Les années 2007 et 2008 avaient été marquées par des pressions de mildiou exceptionnelles et un potentiel de production difficile à « conserver » tout au long de la saison. En 2009, la sortie de grappes moyenne et des incidents météorologiques majeurs (un orage de grêle d’une ampleur exceptionnelle début mai) avaient mis « les nerfs à vif » de nombreux viticulteurs de la région. Les vinifications 2009 ont été délicates à conduire compte tenu des fortes chaleurs de l’automne et une brutale chute du thermomètre à la mi-octobre a détruit de nombreux bourgeons dans les jeunes plantations et les vignes adultes. Après le contexte difficile de ces trois années, le début de cycle végétatif 2010 semble jusqu’à présent beaucoup plus serein.
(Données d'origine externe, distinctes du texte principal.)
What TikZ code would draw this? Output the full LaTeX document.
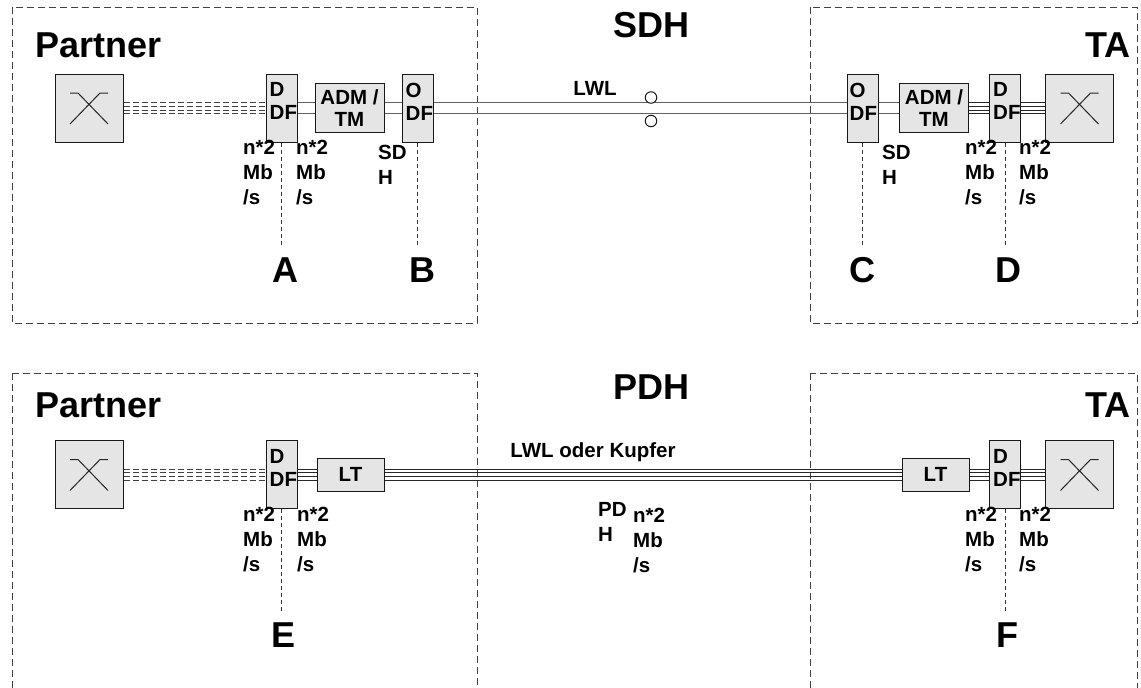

Un débourrement un peu tardif mais homogène et rapide

Après un hiver rigoureux marqué par un nombre de jours de gelée nettement supérieur à la moyenne, les cépages précoces comme le Chardonnay et le Colombard ont commencé à débourrer dans les situations précoces début avril. Les bourgeons d’Ugni blancs plus tardifs ont profité d’un climat chaud à partir de la mi-avril pour éclore. La Station Viticole du BNIC, qui suit depuis trente ans la phénologie d’un réseau de parcelles, a observé l’éclosion des premiers bourgeons d’Ugni blanc en situation précoce le 6 avril. La date moyenne d’éclosion des premiers bourgeons d’Ugni blanc sur ce réseau au cours des 10 dernières années est le 3 avril. Le climat clément à partir du milieu de ce mois a littéralement « boosté » le débourrement et au 20 avril beaucoup de bourgeons d’Ugni blanc avaient atteint le stade pointe verte. Le Colombard, le Chardonnay et le Merlot ont aussi profité de cette belle période, et à cette même date leurs bourgeons étaient en moyenne au stade 1 à 2 feuilles étalées. La dernière décade d’avril douce, ensoleillée et peu pluvieuse a accéléré la pousse qui s’est faite de manière homogène sur le plan des stades.

Le taux de débourrement a été globalement bien supérieur à la moyenne dans tous les cépages sauf dans les parcelles (adultes et plantations) ayant subi des dégâts de gel en octobre dernier. Le décalage naturel de la pousse entre les situations de sols dites précoces et tardives était cette année beaucoup plus réduit. Le démarrage du cycle végétatif s’est donc déroulé dans d’excellentes conditions.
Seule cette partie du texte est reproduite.